# [Given task]
Leave the pictures out, and retype all of the material exactly as written.
— start Source data —
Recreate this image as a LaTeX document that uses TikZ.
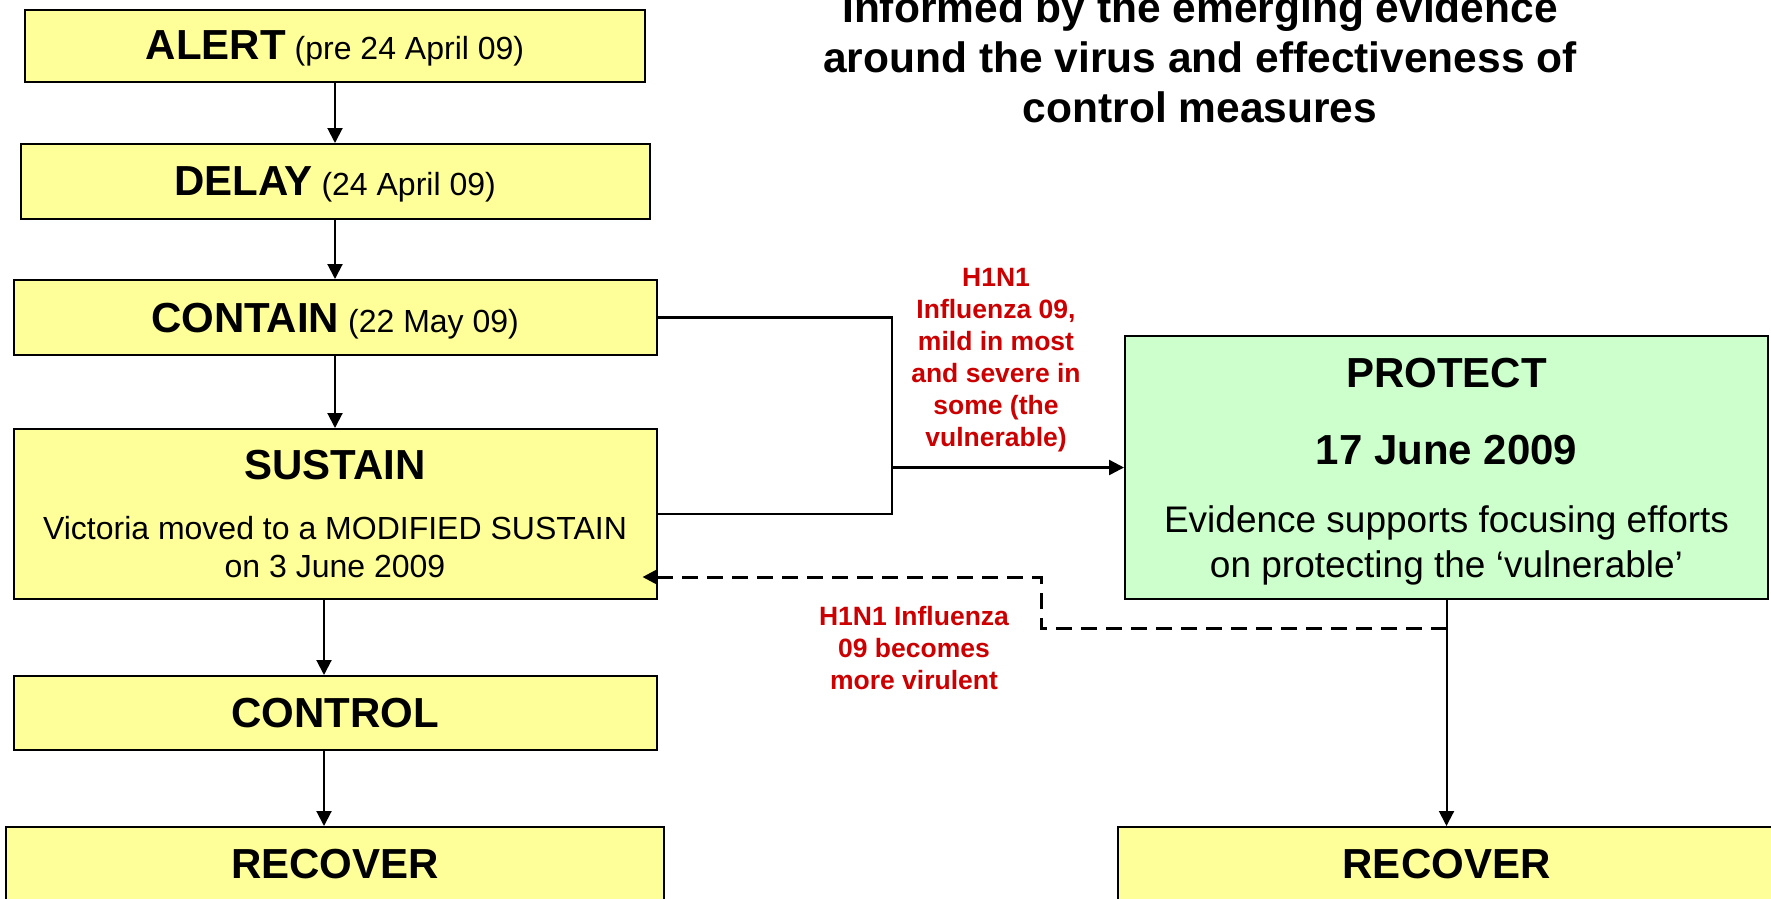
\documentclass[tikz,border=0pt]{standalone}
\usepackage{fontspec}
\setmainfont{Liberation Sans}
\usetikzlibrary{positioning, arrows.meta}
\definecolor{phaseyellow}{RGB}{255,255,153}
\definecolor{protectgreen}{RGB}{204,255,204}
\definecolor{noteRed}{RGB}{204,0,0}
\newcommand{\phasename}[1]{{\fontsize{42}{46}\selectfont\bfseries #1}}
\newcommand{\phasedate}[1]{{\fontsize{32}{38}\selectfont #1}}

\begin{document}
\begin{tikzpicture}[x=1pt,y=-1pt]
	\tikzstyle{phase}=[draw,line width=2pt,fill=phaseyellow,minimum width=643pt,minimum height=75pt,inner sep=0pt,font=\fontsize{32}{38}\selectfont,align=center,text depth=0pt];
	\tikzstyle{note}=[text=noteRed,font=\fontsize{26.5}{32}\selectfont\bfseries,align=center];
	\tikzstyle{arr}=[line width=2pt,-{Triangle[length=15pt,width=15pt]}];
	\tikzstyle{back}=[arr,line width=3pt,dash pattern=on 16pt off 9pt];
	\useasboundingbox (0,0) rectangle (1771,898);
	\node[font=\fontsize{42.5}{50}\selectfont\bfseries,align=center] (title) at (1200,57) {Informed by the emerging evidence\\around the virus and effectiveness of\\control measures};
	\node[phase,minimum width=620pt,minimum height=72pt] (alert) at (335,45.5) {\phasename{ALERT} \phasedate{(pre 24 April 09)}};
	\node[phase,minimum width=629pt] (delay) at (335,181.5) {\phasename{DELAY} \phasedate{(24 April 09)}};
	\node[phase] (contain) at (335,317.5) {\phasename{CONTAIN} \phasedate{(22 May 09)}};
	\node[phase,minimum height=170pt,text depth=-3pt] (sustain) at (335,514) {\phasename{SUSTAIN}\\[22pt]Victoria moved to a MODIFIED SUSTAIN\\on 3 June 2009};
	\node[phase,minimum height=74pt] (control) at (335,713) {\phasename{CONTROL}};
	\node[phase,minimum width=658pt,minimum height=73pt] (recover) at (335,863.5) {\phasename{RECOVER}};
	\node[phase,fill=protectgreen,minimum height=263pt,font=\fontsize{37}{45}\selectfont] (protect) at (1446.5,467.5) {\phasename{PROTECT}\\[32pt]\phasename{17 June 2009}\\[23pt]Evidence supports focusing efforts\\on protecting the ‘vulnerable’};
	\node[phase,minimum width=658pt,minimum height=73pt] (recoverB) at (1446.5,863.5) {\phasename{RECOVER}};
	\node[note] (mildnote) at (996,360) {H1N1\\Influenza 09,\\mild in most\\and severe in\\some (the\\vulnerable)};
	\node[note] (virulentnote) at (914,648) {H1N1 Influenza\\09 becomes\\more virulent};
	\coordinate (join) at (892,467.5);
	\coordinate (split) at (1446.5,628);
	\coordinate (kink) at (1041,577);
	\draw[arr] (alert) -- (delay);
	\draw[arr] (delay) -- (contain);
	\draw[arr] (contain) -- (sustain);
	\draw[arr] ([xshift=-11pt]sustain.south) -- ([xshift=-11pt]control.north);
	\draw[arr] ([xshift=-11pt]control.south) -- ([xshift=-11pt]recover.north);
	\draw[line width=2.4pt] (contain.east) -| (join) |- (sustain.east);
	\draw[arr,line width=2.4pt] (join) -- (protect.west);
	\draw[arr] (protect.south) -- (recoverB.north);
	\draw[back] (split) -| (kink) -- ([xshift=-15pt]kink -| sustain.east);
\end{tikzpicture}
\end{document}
— end Source data —
# [Completed task]
Recreate this image as a LaTeX document that uses TikZ.
\documentclass[tikz,border=0pt]{standalone}
\usepackage{fontspec}
\setmainfont{Liberation Sans}
\usetikzlibrary{positioning, arrows.meta}
\definecolor{phaseyellow}{RGB}{255,255,153}
\definecolor{protectgreen}{RGB}{204,255,204}
\definecolor{noteRed}{RGB}{204,0,0}
\newcommand{\phasename}[1]{{\fontsize{42}{46}\selectfont\bfseries #1}}
\newcommand{\phasedate}[1]{{\fontsize{32}{38}\selectfont #1}}

\begin{document}
\begin{tikzpicture}[x=1pt,y=-1pt]
	\tikzstyle{phase}=[draw,line width=2pt,fill=phaseyellow,minimum width=643pt,minimum height=75pt,inner sep=0pt,font=\fontsize{32}{38}\selectfont,align=center,text depth=0pt];
	\tikzstyle{note}=[text=noteRed,font=\fontsize{26.5}{32}\selectfont\bfseries,align=center];
	\tikzstyle{arr}=[line width=2pt,-{Triangle[length=15pt,width=15pt]}];
	\tikzstyle{back}=[arr,line width=3pt,dash pattern=on 16pt off 9pt];
	\useasboundingbox (0,0) rectangle (1771,898);
	\node[font=\fontsize{42.5}{50}\selectfont\bfseries,align=center] (title) at (1200,57) {Informed by the emerging evidence\\around the virus and effectiveness of\\control measures};
	\node[phase,minimum width=620pt,minimum height=72pt] (alert) at (335,45.5) {\phasename{ALERT} \phasedate{(pre 24 April 09)}};
	\node[phase,minimum width=629pt] (delay) at (335,181.5) {\phasename{DELAY} \phasedate{(24 April 09)}};
	\node[phase] (contain) at (335,317.5) {\phasename{CONTAIN} \phasedate{(22 May 09)}};
	\node[phase,minimum height=170pt,text depth=-3pt] (sustain) at (335,514) {\phasename{SUSTAIN}\\[22pt]Victoria moved to a MODIFIED SUSTAIN\\on 3 June 2009};
	\node[phase,minimum height=74pt] (control) at (335,713) {\phasename{CONTROL}};
	\node[phase,minimum width=658pt,minimum height=73pt] (recover) at (335,863.5) {\phasename{RECOVER}};
	\node[phase,fill=protectgreen,minimum height=263pt,font=\fontsize{37}{45}\selectfont] (protect) at (1446.5,467.5) {\phasename{PROTECT}\\[32pt]\phasename{17 June 2009}\\[23pt]Evidence supports focusing efforts\\on protecting the ‘vulnerable’};
	\node[phase,minimum width=658pt,minimum height=73pt] (recoverB) at (1446.5,863.5) {\phasename{RECOVER}};
	\node[note] (mildnote) at (996,360) {H1N1\\Influenza 09,\\mild in most\\and severe in\\some (the\\vulnerable)};
	\node[note] (virulentnote) at (914,648) {H1N1 Influenza\\09 becomes\\more virulent};
	\coordinate (join) at (892,467.5);
	\coordinate (split) at (1446.5,628);
	\coordinate (kink) at (1041,577);
	\draw[arr] (alert) -- (delay);
	\draw[arr] (delay) -- (contain);
	\draw[arr] (contain) -- (sustain);
	\draw[arr] ([xshift=-11pt]sustain.south) -- ([xshift=-11pt]control.north);
	\draw[arr] ([xshift=-11pt]control.south) -- ([xshift=-11pt]recover.north);
	\draw[line width=2.4pt] (contain.east) -| (join) |- (sustain.east);
	\draw[arr,line width=2.4pt] (join) -- (protect.west);
	\draw[arr] (protect.south) -- (recoverB.north);
	\draw[back] (split) -| (kink) -- ([xshift=-15pt]kink -| sustain.east);
\end{tikzpicture}
\end{document}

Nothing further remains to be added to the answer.